At least we can understand why the more intelligent textual critics don't dare suggest that John 8:1-11 is some kind of crude forgery, but rather an ancient and authentic piece of perhaps 'oral' tradition.
But who would have access to such a powerful and valuable jewel, if not an Apostle or very eye-witness to Jesus in His lifetime? After explaining this problem, the act of mounting this jewel in such a fitting setting as John, and making it the virtual centre-piece seems a trivial problem. How are we to explain that Luke or Mark or Matthew of all people would leave out such a fantastic treasure if they knew anything about it, while taking special care to preserve the lower exchange concerning taxes?
We are forced to agree with the textual critics when they confess that this is surely a genuine piece of authentic tradition concerning Jesus. And like them, we have no explanation for how all four gospels could be ignorant of such an incredible occurance, and why most of history would be silent about a story such as this.
Nor can we explain how it could magically 'appear' in all the main streams of transmission in the 2nd or 3rd century, and be JUST AS SILENTLY embraced by all of Christendom for the next thousand years... ...Unless we abandon the critics and their Alexandrian 2nd century texts and their theories of 'insertion' at this point, and admit rather that it was always there in John's Gospel, but it was so offensive to the Alexandrian Jews, and dangerous for Christian martyrs, that it was passed over silently in public Lectionary reading in the early Church.

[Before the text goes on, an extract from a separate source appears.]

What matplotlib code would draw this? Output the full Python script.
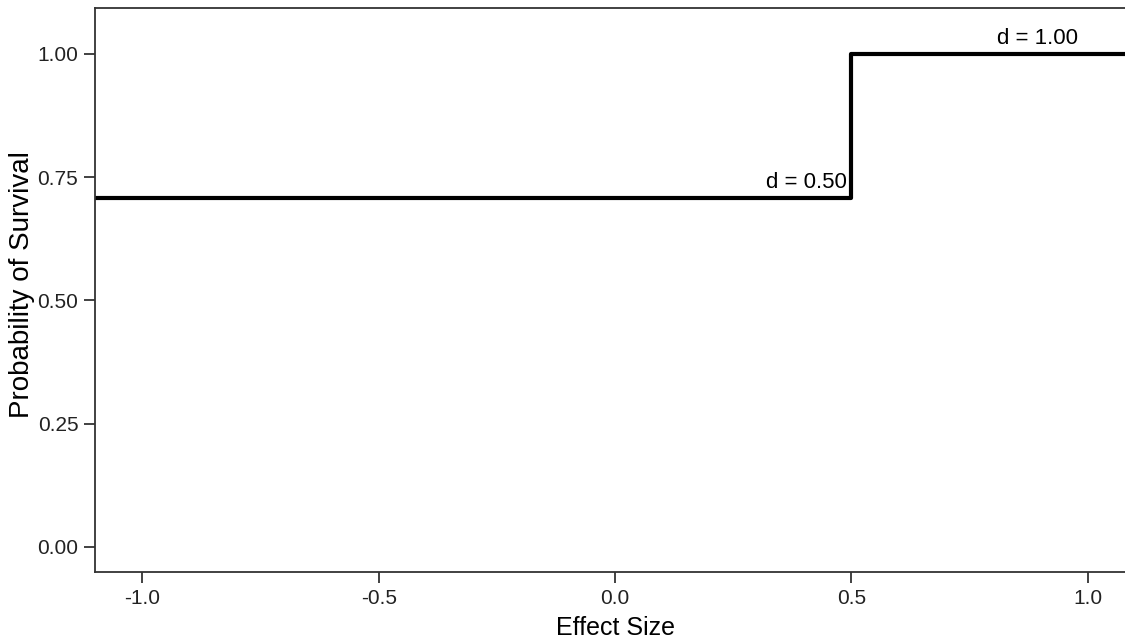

This in turn led to its being left out of a handful of early manuscripts. This was exactly in fact how the book of Revelation was handled, and several other problem passages.
In terms of its remarkable content, the Pericope de Adultera (John 8:1-11) is utterly authentic to its core.
And finally, we can only underline that this 'double-meaning' word-play, this deliberate ambiguity, this overlaying of multiple meanings with the simplest of words and expressions, is precisely the single most notable feature of the Gospel of John.